Pharmaceutical firms are unveiling their Q2 earnings right now, and America’s largest drug manufacturers are flexing their muscles. Drug giants Bristol Myers Squibb, Merck, Novartis, and Johnson & Johnson all boasted Q2 earnings in the billions. Those companies posted $1.1, $1.2, $2.9, and a whopping $6.3 billion in net earnings, respectively. While the average financial observer might assume those enormous profits are a result of innovation and shrewd business maneuvering, the real driving force behind the success is the ballooning cost of prescription drugs.
For decades, massive pharmaceutical firms have manipulated markets and government regulations to skirt the law and limit competition – all while making a massive profit off the backs of everyday Americans looking to afford their life-saving medications.
Prescription drugs have a massively outsized impact on the American healthcare system. In the United States, two in three Americans rely on at least one prescription. In 2019 alone, there were almost 3.9 million prescriptions filled, a number that Georgetown University estimates accounts for 16 percent of all healthcare costs each year, or an extraordinary $1,200 a year for every American family. And for most Americans, their prescriptions are not a choice. Those medications are used to treat debilitating chronic pain and life-threatening conditions.
Drug companies are acutely aware of their role in the American healthcare system, and they’ve used their immense influence to game that system. Pharma executives have waxed poetic about how high drug prices are an unfortunate necessity — the lamentable cost of business that catalyzes the research required to discover novel treatments, they say. However, the evidence has shown that simply isn’t true. In 2019, a group of researchers from the University of Pittsburgh released data demonstrating drug companies raked in $8.6 trillion from 2000 to 2018 in profit just by raising the prices of the most common drugs on the market without making any major changes to production methods or formulations.
A closer look at how profits are used is even more cause for concern.
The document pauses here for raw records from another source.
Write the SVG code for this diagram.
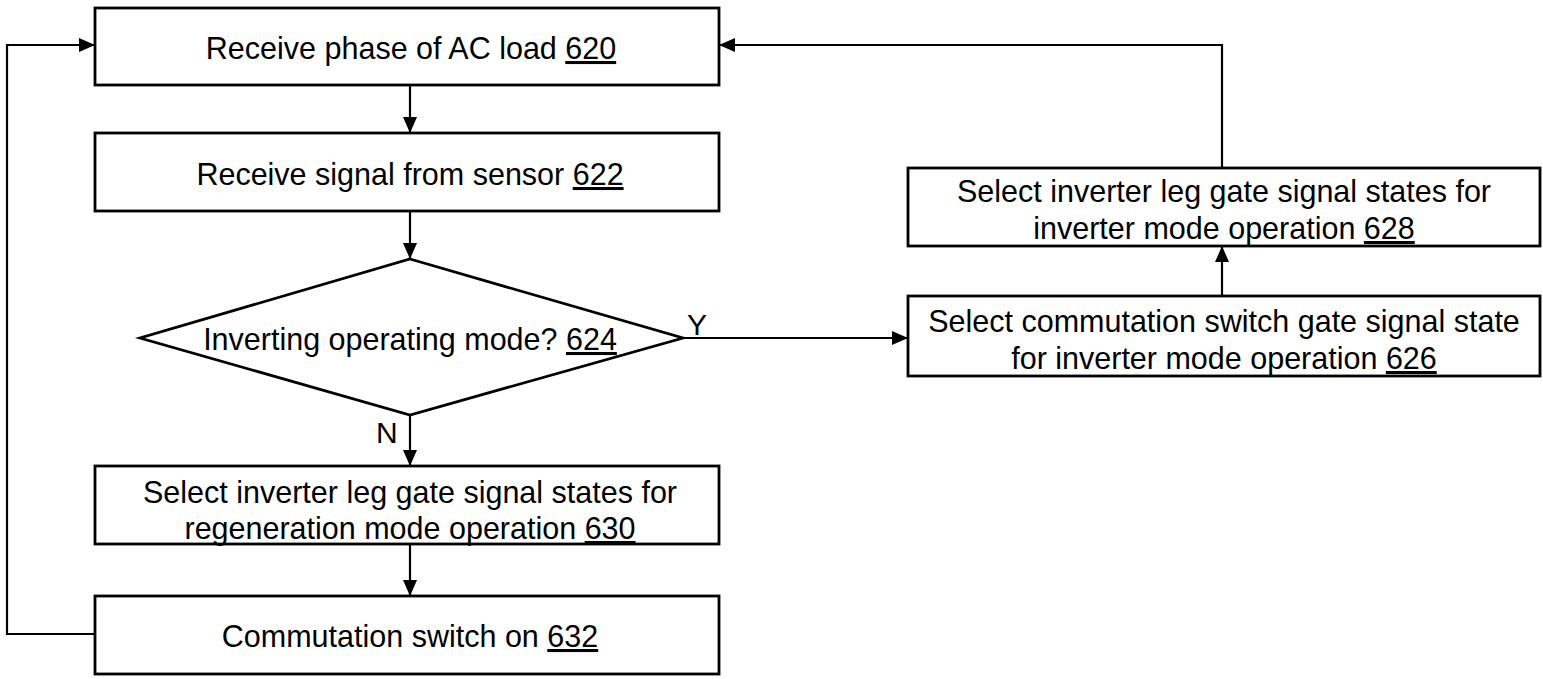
<svg xmlns="http://www.w3.org/2000/svg" width="1543" height="679" viewBox="0 0 1543 679">
<style>
.box{fill:#fff;stroke:#000;stroke-width:2.8}
.ln{fill:none;stroke:#000;stroke-width:2.2}
.t{font-family:"Liberation Sans",Arial,sans-serif;font-size:30.5px;fill:#000;text-anchor:middle}
.lbl{font-family:"Liberation Sans",Arial,sans-serif;font-size:30px;fill:#000}
.u{text-decoration:underline}
</style>
<defs>
<marker id="ah" viewBox="0 0 16 14" refX="16" refY="7" markerWidth="16" markerHeight="14" markerUnits="userSpaceOnUse" orient="auto">
<path d="M0,0 L16,7 L0,14 Z" fill="#000"/>
</marker>
</defs>
<rect width="1543" height="679" fill="#fff"/>
<g id="connectors">
<line class="ln" x1="410" y1="85" x2="410" y2="133" marker-end="url(#ah)"/>
<line class="ln" x1="410" y1="211" x2="410" y2="259" marker-end="url(#ah)"/>
<line class="ln" x1="683" y1="338" x2="908" y2="338" marker-end="url(#ah)"/>
<line class="ln" x1="1222" y1="296" x2="1222" y2="246" marker-end="url(#ah)"/>
<polyline class="ln" points="1222,168 1222,45 719,45" marker-end="url(#ah)"/>
<line class="ln" x1="410" y1="415" x2="410" y2="466" marker-end="url(#ah)"/>
<line class="ln" x1="410" y1="544" x2="410" y2="596" marker-end="url(#ah)"/>
<polyline class="ln" points="95,634 7,634 7,45 95,45" marker-end="url(#ah)"/>
<text class="lbl" x="687" y="335">Y</text>
<text class="lbl" x="376" y="443">N</text>
</g>
<g id="n620">
<rect class="box" x="95" y="8" width="624" height="77"/>
<text class="t" x="411" y="59">Receive phase of AC load <tspan class="u">620</tspan></text>
</g>
<g id="n622">
<rect class="box" x="95" y="133" width="624" height="78"/>
<text class="t" x="410" y="185">Receive signal from sensor <tspan class="u">622</tspan></text>
</g>
<g id="n624">
<polygon class="box" points="410,259 683,338 410,415 140,338"/>
<text class="t" x="410" y="350">Inverting operating mode? <tspan class="u">624</tspan></text>
</g>
<g id="n626">
<rect class="box" x="908" y="296" width="632" height="80"/>
<text class="t" x="1224" y="332">Select commutation switch gate signal state</text>
<text class="t" x="1224" y="369">for inverter mode operation <tspan class="u">626</tspan></text>
</g>
<g id="n628">
<rect class="box" x="908" y="168" width="632" height="78"/>
<text class="t" x="1224" y="202">Select inverter leg gate signal states for</text>
<text class="t" x="1224" y="239">inverter mode operation <tspan class="u">628</tspan></text>
</g>
<g id="n630">
<rect class="box" x="95" y="466" width="624" height="78"/>
<text class="t" x="410" y="503">Select inverter leg gate signal states for</text>
<text class="t" x="410" y="539">regeneration mode operation <tspan class="u">630</tspan></text>
</g>
<g id="n632">
<rect class="box" x="95" y="596" width="624" height="78"/>
<text class="t" x="410" y="647">Commutation switch on <tspan class="u">632</tspan></text>
</g>
</svg>
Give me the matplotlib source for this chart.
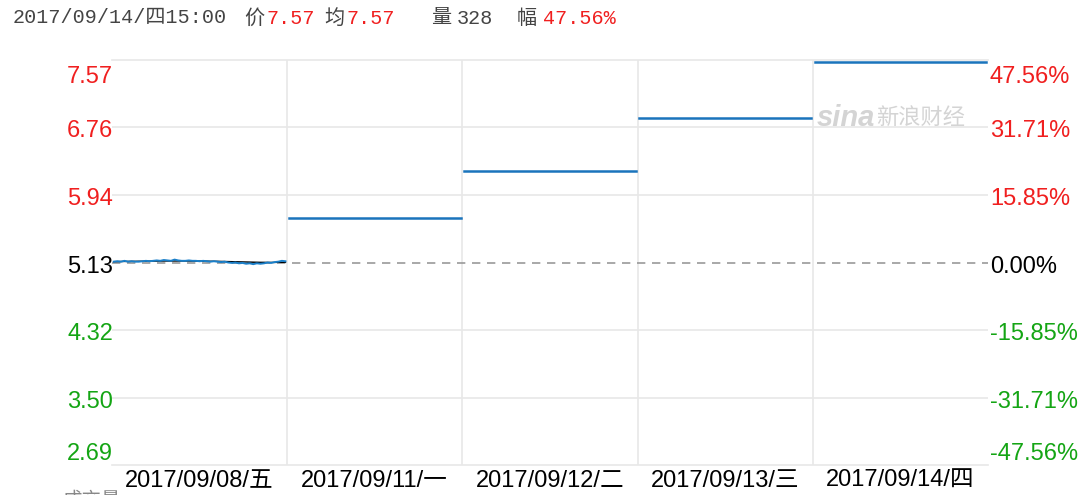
import matplotlib as mpl
mpl.use("Agg")
import matplotlib.pyplot as plt
import numpy as np

# chart data
day_labels = ["2017/09/08/五", "2017/09/11/一", "2017/09/12/二", "2017/09/13/三", "2017/09/14/四"]
price_ticks = [2.69, 3.50, 4.32, 5.13, 5.94, 6.76, 7.57]
pct_labels = ["-47.56%", "-31.71%", "-15.85%", "0.00%", "15.85%", "31.71%", "47.56%"]
prev_close = 5.13

# first day intraday (price and average)
day1_price = [5.14, 5.145, 5.14, 5.15, 5.14, 5.145, 5.14, 5.14, 5.145, 5.15,
              5.145, 5.15, 5.155, 5.15, 5.16, 5.155, 5.15, 5.165, 5.155, 5.15,
              5.15, 5.155, 5.15, 5.15, 5.145, 5.15, 5.145, 5.14, 5.145, 5.14,
              5.135, 5.14, 5.13, 5.125, 5.13, 5.12, 5.125, 5.115, 5.12, 5.11,
              5.12, 5.115, 5.12, 5.13, 5.125, 5.135, 5.14, 5.15, 5.145]
day1_avg = [5.14, 5.141, 5.142, 5.143, 5.143, 5.144, 5.144, 5.145, 5.145, 5.146,
            5.146, 5.147, 5.147, 5.147, 5.148, 5.148, 5.148, 5.148, 5.148, 5.148,
            5.148, 5.148, 5.147, 5.147, 5.147, 5.146, 5.146, 5.145, 5.145, 5.144,
            5.143, 5.142, 5.141, 5.140, 5.139, 5.138, 5.137, 5.136, 5.135, 5.134,
            5.133, 5.132, 5.132, 5.131, 5.131, 5.131, 5.132, 5.132, 5.133]
# later days: one price all day (limit up)
flat_prices = [5.67, 6.23, 6.87, 7.55]

# header pieces: (text, x pixel, colour)
header = [("2017/09/14/四15:00", 13, "#444444"), ("价", 244, "#444444"), ("7.57", 267, "#f01f1f"),
          ("均", 324, "#444444"), ("7.57", 346, "#f01f1f"), ("量", 431, "#444444"),
          ("328", 457, "#444444"), ("幅", 517, "#444444"), ("47.56%", 543, "#f01f1f")]

RED = "#f01f1f"
GREEN = "#14a514"
W, H = 1080, 495

fig = plt.figure(figsize=(10.8, 4.95), dpi=100)
ax = fig.add_axes([112 / W, 1 - 465 / H, 876 / W, 405 / H])

ax.set_xlim(0, 5)
ax.set_ylim(price_ticks[0], price_ticks[-1])

# grid
for t in price_ticks[1:-1]:
    if t == prev_close:
        ax.axhline(t, color="#999999", lw=1.2, ls=(0, (5, 4)), zorder=1)
    else:
        ax.axhline(t, color="#e8e8e8", lw=1.2, zorder=0)
for d in range(1, 5):
    ax.axvline(d, color="#e8e8e8", lw=1.2, zorder=0)

for s in ["left", "right"]:
    ax.spines[s].set_visible(False)
for s in ["top", "bottom"]:
    ax.spines[s].set_color("#e8e8e8")
    ax.spines[s].set_linewidth(1.2)

# lines
x1 = np.linspace(0.01, 0.99, len(day1_price))
ax.plot(x1, day1_avg, color="black", lw=1.0, zorder=3)
ax.plot(x1, day1_price, color="#1a7fc9", lw=1.4, zorder=4)
for i, p in enumerate(flat_prices):
    ax.plot([i + 1.01, i + 1.99], [p, p], color="#1a74bc", lw=1.8, zorder=4)

ax.set_xticks([])
ax.set_yticks([])

font = ["Liberation Sans", "Noto Sans CJK SC"]


def tick_colour(v):
    if v > prev_close:
        return RED
    if v < prev_close:
        return GREEN
    return "black"


n = len(price_ticks)
for i, (v, pl) in enumerate(zip(price_ticks, pct_labels)):
    if i == 0:
        va, y = "bottom", v - 0.005
    elif i == n - 1:
        va, y = "top", v - 0.07
    else:
        va, y = "center", v - 0.05
    c = tick_colour(v)
    ax.text(0.0015, y, f"{v:.2f}", ha="right", va=va,
            color=c, fontsize=17, family=font, transform=ax.get_yaxis_transform())
    ax.text(1.002, y, pl, ha="left", va=va,
            color=c, fontsize=17, family=font, transform=ax.get_yaxis_transform())

for i, lab in enumerate(day_labels):
    fig.text((112 + 175.2 * (i + 0.5)) / W, 1 - 481 / H, lab, ha="center", va="center",
             fontsize=17, family=font, color="black")

# header line
for txt, xp, col in header:
    fig.text(xp / W, 1 - 18 / H, txt, ha="left", va="center", fontsize=14.5,
             family=["Liberation Mono", "Noto Sans CJK SC"], color=col)

# watermark
fig.text(817 / W, 1 - 118 / H, "sina", ha="left", va="center", fontsize=21, fontweight="bold",
         style="italic", family=font, color="#d4d4d4")
fig.text(876 / W, 1 - 118 / H, "新浪财经", ha="left", va="center", fontsize=16,
         family=font, color="#d4d4d4")

# cut-off volume label at the bottom
fig.text(62 / W, -6 / H, "成交量", ha="left", va="center", fontsize=14,
         family=font, color="#888888")

fig.savefig("out.png", dpi=100)
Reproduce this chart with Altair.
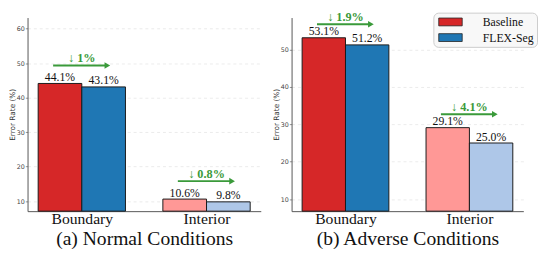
import json
import altair as alt
import pandas as pd

# ---- data ----
categories = ["Boundary", "Interior"]
methods = ["Baseline", "FLEX-Seg"]
normal_baseline = [44.1, 10.6]
normal_flex = [43.1, 9.8]
adverse_baseline = [53.1, 29.1]
adverse_flex = [51.2, 25.0]
panel_titles = ["(a) Normal Conditions", "(b) Adverse Conditions"]
normal_yticks = [10, 20, 30, 40, 50, 60]
adverse_yticks = [10, 20, 30, 40, 50]
normal_ydomain = [7.1, 63.2]
adverse_ydomain = [6.8, 58.5]

# ---- style ----
BAR_W = 0.35
COLOR_KEYS = ["Baseline", "FLEX-Seg", "Baseline (interior)", "FLEX-Seg (interior)"]
COLOR_RANGE = ["#d62728", "#1f77b4", "#ff9896", "#aec7e8"]
GREEN = "#3a9a3a"
SERIF = "Liberation Serif"
SANS = "DejaVu Sans"
XDOM = [-0.435, 1.435]
PH = 198


def make_panel(base_vals, flex_vals, title, ydom, yticks, arrow_off, show_legend, pw):
    rows = []
    for i, cat in enumerate(categories):
        for j, (m, vals) in enumerate(zip(methods, [base_vals, flex_vals])):
            x0 = i - BAR_W + j * BAR_W
            rows.append({
                "cat": cat, "method": m, "x0": x0, "x1": x0 + BAR_W,
                "xc": x0 + BAR_W / 2, "value": vals[i],
                "key": m if i == 0 else m + " (interior)",
                "label": f"{vals[i]:.1f}%",
            })
    df = pd.DataFrame(rows)
    arr = []
    for i, cat in enumerate(categories):
        drop = round(base_vals[i] - flex_vals[i], 1)
        y = base_vals[i] + arrow_off
        arr.append({"xa0": i - 0.23, "xa1": i + 0.2, "xh": i + 0.205, "xc": i,
                    "y": y, "text": f"\u2193 {drop:g}%"})
    adf = pd.DataFrame(arr)

    xscale = alt.Scale(domain=XDOM, nice=False, zero=False)
    yscale = alt.Scale(domain=ydom, nice=False, zero=False)
    label_expr = f"{json.dumps(categories)}[datum.value]"

    xaxis = alt.Axis(
        values=[0, 1], labelExpr=label_expr, title=title, ticks=False,
        grid=False, labelFont=SERIF, labelFontSize=16, labelColor="#111",
        labelPadding=0, titleFont=SERIF, titleFontSize=20, titleFontWeight="normal",
        titleColor="#111", titlePadding=2.2, domainColor="#555", domainWidth=1,
        labelFlush=False)
    yaxis = alt.Axis(
        values=yticks, title="Error Rate (%)", grid=True, gridDash=[3, 3],
        gridColor="#e2e2e2", gridWidth=0.7, labelFont=SANS, labelFontSize=6.5,
        labelColor="#444", labelPadding=1, tickSize=2.3, tickColor="#777",
        tickWidth=0.8, domainColor="#555", domainWidth=1, titleFont=SANS,
        titleFontSize=7.5, titleFontWeight="normal", titleColor="#333",
        titlePadding=0)

    legend = None
    if show_legend:
        legend = alt.Legend(
            values=methods, title=None, orient="none", legendX=145, legendY=-5,
            symbolType="M-3,-1H3V1H-3Z", symbolSize=64, symbolOffset=8,
            symbolStrokeColor="#222", symbolStrokeWidth=0.8, symbolOpacity=1,
            labelFont=SERIF, labelFontSize=12, labelColor="#111", labelOffset=27,
            padding=3.5, rowPadding=4, fillColor="#f8f8f8", strokeColor="#cccccc",
            cornerRadius=5,
        )

    bars = alt.Chart(df).mark_rect(stroke="#1a1a1a", strokeWidth=1).encode(
        x=alt.X("x0:Q", scale=xscale, axis=xaxis),
        x2="x1:Q",
        y=alt.Y("value:Q", scale=yscale, axis=yaxis),
        y2=alt.datum(ydom[0]),
        color=alt.Color("key:N", scale=alt.Scale(domain=COLOR_KEYS, range=COLOR_RANGE),
                        legend=legend),
    )

    labels = alt.Chart(df).mark_text(
        font=SERIF, fontSize=12, color="#111", baseline="alphabetic", dy=-2.5
    ).encode(
        x=alt.X("xc:Q", scale=xscale, axis=xaxis),
        y=alt.Y("value:Q", scale=yscale, axis=yaxis),
        text="label:N",
    )

    shaft = alt.Chart(adf).mark_rule(color=GREEN, strokeWidth=2).encode(
        x=alt.X("xa0:Q", scale=xscale, axis=xaxis),
        x2="xa1:Q",
        y=alt.Y("y:Q", scale=yscale, axis=yaxis),
    )
    head = alt.Chart(adf).mark_point(
        shape="triangle-right", filled=True, color=GREEN, size=45, opacity=1
    ).encode(
        x=alt.X("xh:Q", scale=xscale, axis=xaxis),
        y=alt.Y("y:Q", scale=yscale, axis=yaxis),
    )
    dtext = alt.Chart(adf).mark_text(
        font=SERIF, fontSize=12.5, fontWeight="bold", color=GREEN, dy=-7.5
    ).encode(
        x=alt.X("xc:Q", scale=xscale, axis=xaxis),
        y=alt.Y("y:Q", scale=yscale, axis=yaxis),
        text="text:N",
    )

    return alt.layer(bars, labels, shaft, head, dtext).properties(width=pw, height=PH)


left = make_panel(normal_baseline, normal_flex, panel_titles[0], normal_ydomain,
                  normal_yticks, 5.2, False, 238.5)
right = make_panel(adverse_baseline, adverse_flex, panel_titles[1], adverse_ydomain,
                   adverse_yticks, 3.6, True, 237)

chart = alt.hconcat(left, right, spacing=11).resolve_scale(
    color="independent").resolve_legend(color="independent").configure_view(
    stroke=None).properties(padding=0, background="white")

chart.save("out.html", embed_options={"renderer": "svg", "actions": False})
Big drug companies can use the money they make to engage in “pay-for-delay,” an unscrupulous tactic used by massive drug companies to stifle competition and keep drug prices sky-high. Through these pay-for-delay schemes, which the FTC estimates cost Americans an extra $3.5 billion per year, drug companies pay smaller manufacturers not to produce the generic version of drugs, even after the drug’s patent expires. This means smaller drug companies don’t have any incentive to make the generics that drive down the cost of prescriptions for everyday Americans, and big pharmaceutical firms can continue generating outrageous profits without having to innovate.
As Q2 earnings continue to roll out, we’re seeing the decades-long pattern continue – huge drug companies are raking in money and profiting off the backs of sick Americans. While President Joe Biden has taken aim at pay-for-delay schemes with his recent executive order on competition, more action is needed. We need our elected leaders in Congress, like Senate Majority Leader Chuck Schumer (D-N.Y.) and Speaker of the House Nancy Pelosi (D-Calif), to take action and work toward common-sense solutions to lower prescription drug costs. The American people are counting on it.